In this section we will look up a Run by its

  • Globally unique identifier — unmemorable, but great for scripts

  • Counting-number “scan ID” — easier to remember, but not necessarily unique

  • Recency — e.g. “the data I just took”

If you know exactly which Run you are looking for, the surest way to get it is to look it up by its globally unique identifier, its “uid”. This is the recommended way to look up runs in scripts but it is not especially fluid for interactive use.

In [5]: catalog['c07e765b-ce5c-4c75-a16e-06f66546c1d4']
Out[5]: 
BlueskyRun
  uid='c07e765b-ce5c-4c75-a16e-06f66546c1d4'
  exit_status='success'
  2020-03-07 10:13:25.108 -- 2020-03-07 10:24:58.551
  Streams:
    * baseline
    * primary

The uid may be abbreviated. The first 7 or 8 characters are usually sufficient to uniquely identify an entry.

In [6]: catalog['c07e765']
Out[6]: 
BlueskyRun
  uid='c07e765b-ce5c-4c75-a16e-06f66546c1d4'
  exit_status='success'
  2020-03-07 10:13:25.108 -- 2020-03-07 10:24:58.551
  Streams:
    * baseline
    * primary

If the abbreviated uid is ambiguous—if it matches more than one Run—a ValueError is raised listing the matches. Try catalog['a'], which will match two Runs in this Catalog and raise that error.

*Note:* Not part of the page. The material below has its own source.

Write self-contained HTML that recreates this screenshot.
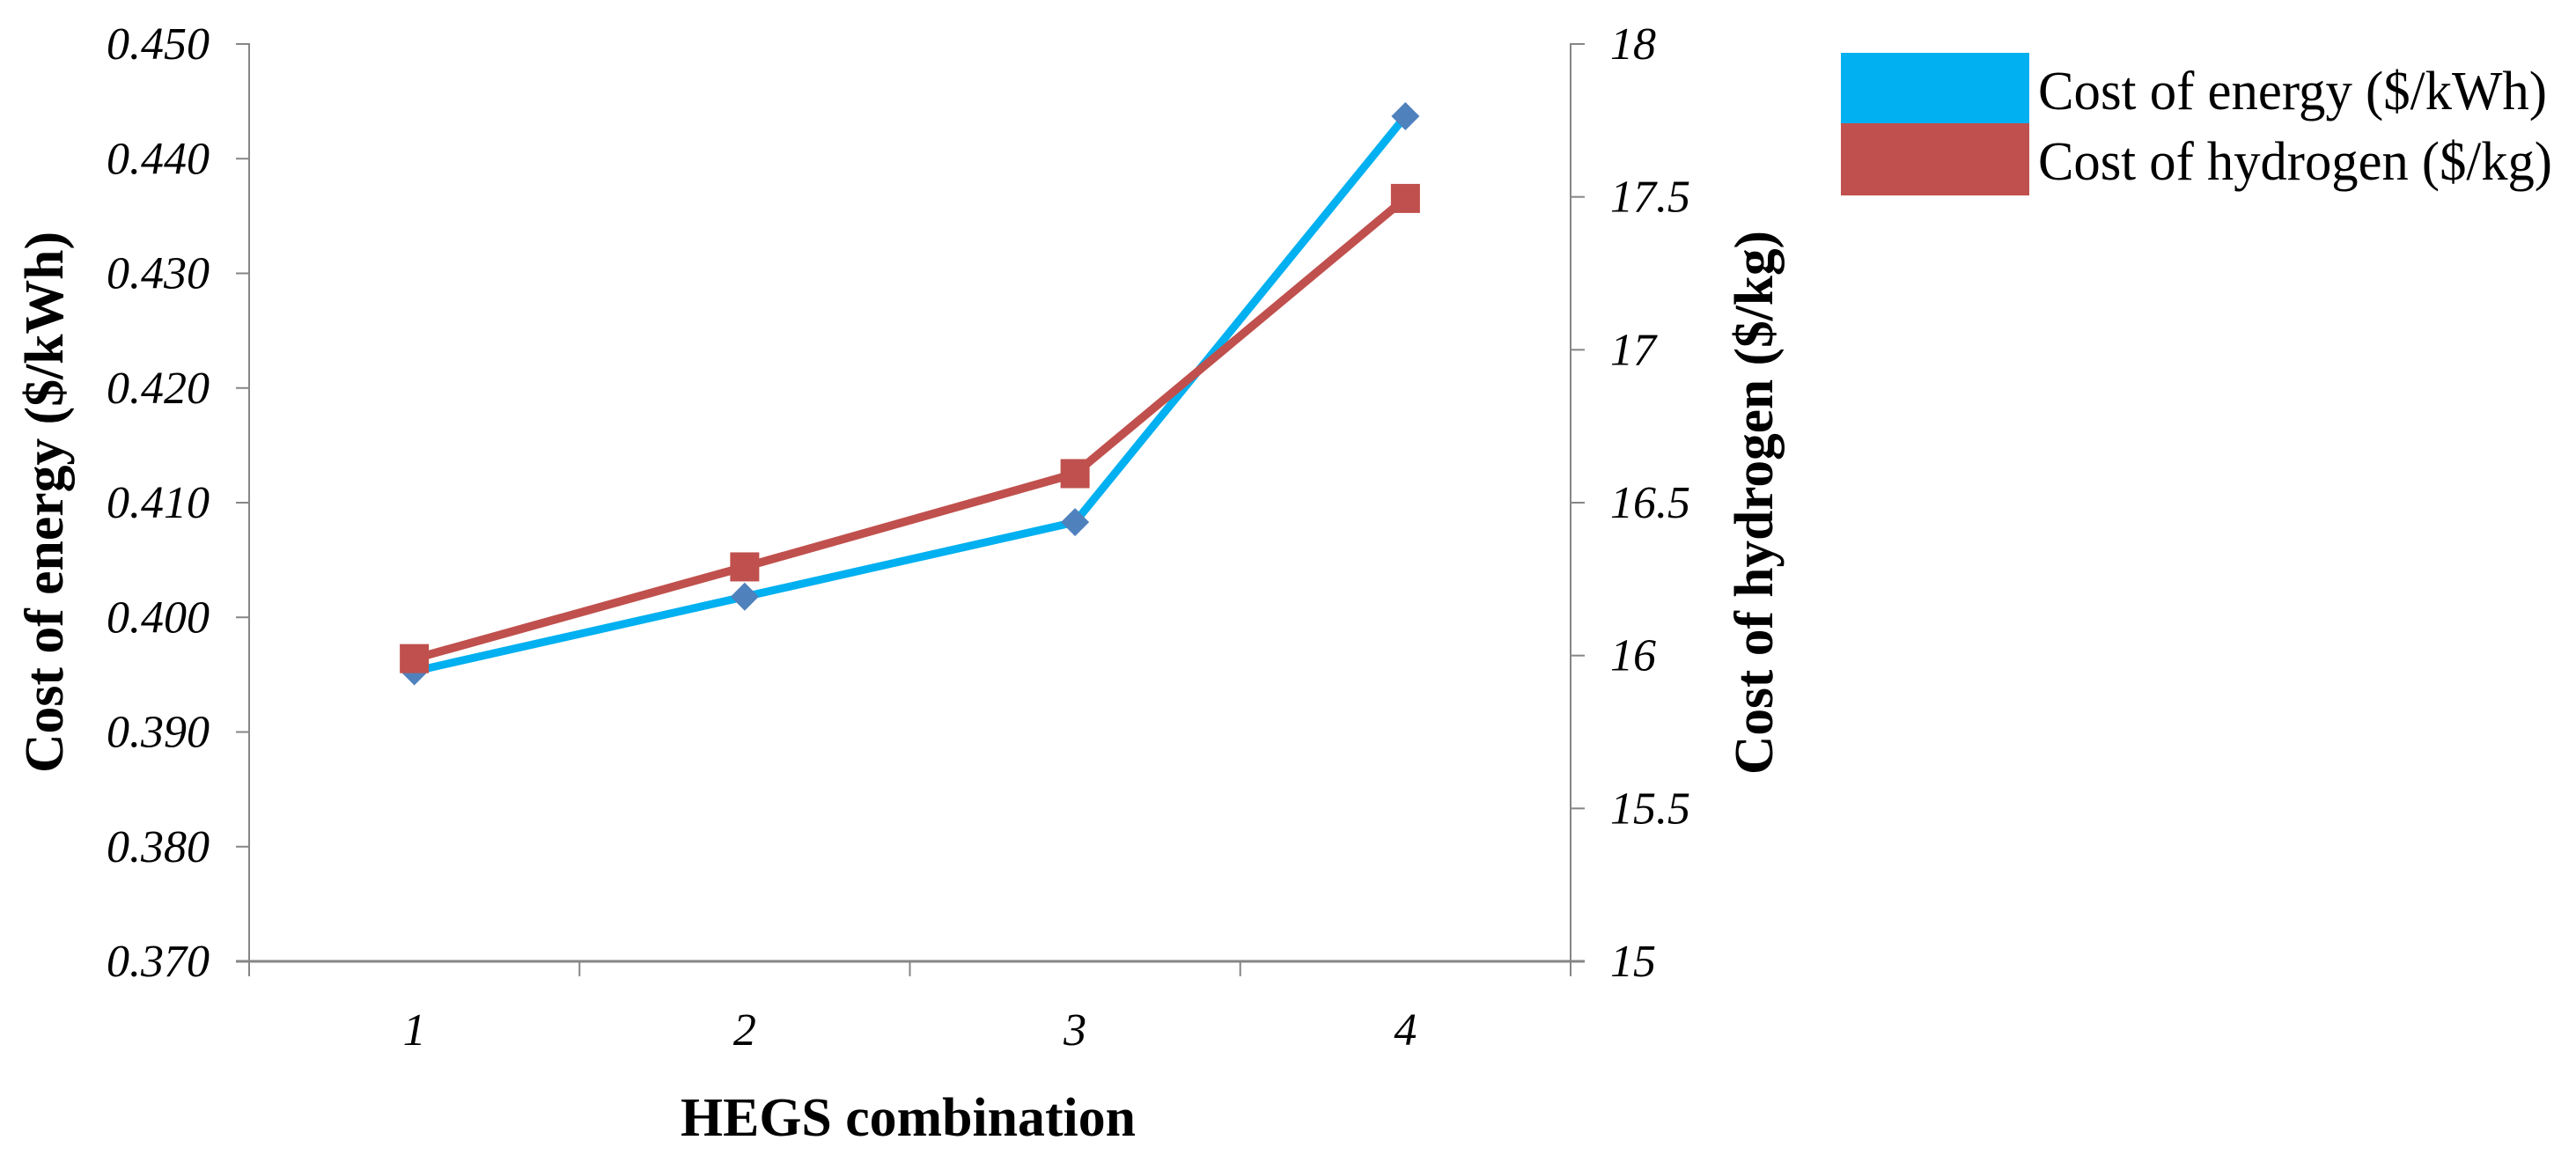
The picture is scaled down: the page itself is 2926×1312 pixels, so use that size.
<!DOCTYPE html>
<html lang="en">
<head>
<meta charset="utf-8">
<title>Cost of energy and hydrogen by HEGS combination</title>
<style>
html,body{margin:0;padding:0;background:#fff;width:2926px;height:1312px;overflow:hidden}
svg{display:block}
text{font-family:"Liberation Serif",serif;fill:#000}
.tick{font-size:52px;font-style:italic}
.title{font-size:62px;font-weight:bold}
.legend{font-size:62px}
</style>
</head>
<body>
<svg id="chart" xmlns="http://www.w3.org/2000/svg" width="2926" height="1312" viewBox="0 0 2926 1312">
  <rect x="0" y="0" width="2926" height="1312" fill="#fff"/>
  <g id="axes"></g>
  <g id="marks"></g>
  <text class="title" x="773" y="1290" textLength="517" lengthAdjust="spacingAndGlyphs">HEGS combination</text>
  <text class="title" transform="translate(71 878) rotate(-90)" x="0" y="0" textLength="615" lengthAdjust="spacingAndGlyphs">Cost of energy ($/kWh)</text>
  <text class="title" transform="translate(2013 880) rotate(-90)" x="0" y="0" textLength="618" lengthAdjust="spacingAndGlyphs">Cost of hydrogen ($/kg)</text>
  <g>
    <rect x="2091" y="60" width="214" height="80" fill="#00B0F0"/>
    <text class="legend" x="2315" y="124" textLength="578" lengthAdjust="spacingAndGlyphs">Cost of energy ($/kWh)</text>
    <rect x="2091" y="140" width="214" height="82" fill="#C0504D"/>
    <text class="legend" x="2315" y="204" textLength="584" lengthAdjust="spacingAndGlyphs">Cost of hydrogen ($/kg)</text>
  </g>
</svg>
<script>
const categories = ["1", "2", "3", "4"];
const energyCost = [0.3953, 0.4018, 0.4083, 0.4437];
const hydrogenCost = [15.99, 16.29, 16.595, 17.495];
const leftTicks = ["0.370", "0.380", "0.390", "0.400", "0.410", "0.420", "0.430", "0.440", "0.450"];
const rightTicks = ["15", "15.5", "16", "16.5", "17", "17.5", "18"];

const NS = "http://www.w3.org/2000/svg";
const plotLeft = 283, plotRight = 1784, plotTop = 50, plotBottom = 1092;
const axisColor = "#868686";
const axesLayer = document.getElementById("axes");
const marksLayer = document.getElementById("marks");

function leftScale(v) {
  const lo = parseFloat(leftTicks[0]), hi = parseFloat(leftTicks[leftTicks.length - 1]);
  return plotBottom - (v - lo) / (hi - lo) * (plotBottom - plotTop);
}
function rightScale(v) {
  const lo = parseFloat(rightTicks[0]), hi = parseFloat(rightTicks[rightTicks.length - 1]);
  return plotBottom - (v - lo) / (hi - lo) * (plotBottom - plotTop);
}
function bandEdge(i) {
  return plotLeft + i * (plotRight - plotLeft) / categories.length;
}
function xScale(i) {
  return bandEdge(i + 0.5);
}
function make(tag, parent, props) {
  const el = document.createElementNS(NS, tag);
  for (const k in props) el.setAttribute(k, props[k]);
  parent.appendChild(el);
  return el;
}
function axisLine(x1, y1, x2, y2, w) {
  return make("line", axesLayer, { x1: x1, y1: y1, x2: x2, y2: y2, stroke: axisColor, "stroke-width": w });
}

let ln;
ln = axisLine(plotLeft, plotTop - 1, plotLeft, plotBottom + 17, 2);


ln = axisLine(plotRight, plotTop - 1, plotRight, plotBottom + 17, 2);


ln = axisLine(plotLeft - 15, plotBottom, plotRight + 16, plotBottom, 3);



leftTicks.forEach(function (t) {
  const y = leftScale(parseFloat(t));
  const tick = axisLine(plotLeft - 15, y, plotLeft, y, 2);
  
  
  const label = make("text", axesLayer, { class: "tick", x: 238, y: y + 17, "text-anchor": "end" });
  label.textContent = t;
  
  
});

rightTicks.forEach(function (t) {
  const y = rightScale(parseFloat(t));
  const tick = axisLine(plotRight, y, plotRight + 16, y, 2);
  
  
  const label = make("text", axesLayer, { class: "tick", x: 1829, y: y + 17 });
  label.textContent = t;
  
  
});

for (let i = 0; i <= categories.length; i++) {
  const x = bandEdge(i);
  const tick = axisLine(x, plotBottom, x, plotBottom + 17, 2);
  
  
}
categories.forEach(function (c, i) {
  const label = make("text", axesLayer, { class: "tick", x: xScale(i), y: 1187, "text-anchor": "middle" });
  label.textContent = c;
  
  
});

const energyLine = make("polyline", marksLayer, {
  points: energyCost.map(function (v, i) { return xScale(i) + "," + leftScale(v); }).join(" "),
  fill: "none", stroke: "#00B0F0", "stroke-width": 9, "stroke-linejoin": "round"
});



energyCost.forEach(function (v, i) {
  const cx = xScale(i), cy = leftScale(v);
  const d = make("polygon", marksLayer, {
    points: (cx - 16) + "," + cy + " " + cx + "," + (cy - 16) + " " + (cx + 16) + "," + cy + " " + cx + "," + (cy + 16),
    fill: "#4F81BD"
  });
  
  
});

const hydrogenLine = make("polyline", marksLayer, {
  points: hydrogenCost.map(function (v, i) { return xScale(i) + "," + rightScale(v); }).join(" "),
  fill: "none", stroke: "#C0504D", "stroke-width": 9.5, "stroke-linejoin": "round"
});



hydrogenCost.forEach(function (v, i) {
  const cx = xScale(i), cy = rightScale(v);
  const s = make("rect", marksLayer, { x: cx - 16.5, y: cy - 16.5, width: 33, height: 33, fill: "#C0504D" });
  
  
});
</script>
</body>
</html>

Runs typically also have a counting number identifier, dubbed scan_id. This is easier to remember. Keep in mind that scan_id is not neccesarily unique, and Databroker will always give you the most recent match. Some users are in the habit of resetting scan_id to 1 at the beginning of a new experiment or operating cycle. This is why lookup based on the globally unique identifier is safest for scripts and Jupyter notebooks, especially long-lived ones.

In [7]: catalog[23463]
Out[7]: 
BlueskyRun
  uid='4393404b-8986-4c75-9a64-d7f6949a9344'
  exit_status='success'
  2020-03-07 10:29:49.483 -- 2020-03-07 10:41:20.546
  Streams:
    * baseline
    * primary

Finally, it is often convenient to access data by recency, as in “the data that I just took”.

In [8]: catalog[-1]
Out[8]: 
BlueskyRun
  uid='12a63104-f8e1-4491-9f3e-e03a30575e33'
  exit_status='success'
  2020-03-09 00:44:03.191 -- 2020-03-09 00:54:38.510
  Streams:
    * baseline
    * primary

This syntax is meant to feel similar to accessing elements in a list or array in Python, where a[-N] means “N elements from the end of a”.

In summary:

catalog["..."]

Globally unique identifier (“uid”)

catalog[N]

Counting number “scan ID” N (most recent match)

catalog[-N]

Nth most recent Run in the Catalog

All of these always return one BlueskyRun or raise an exception.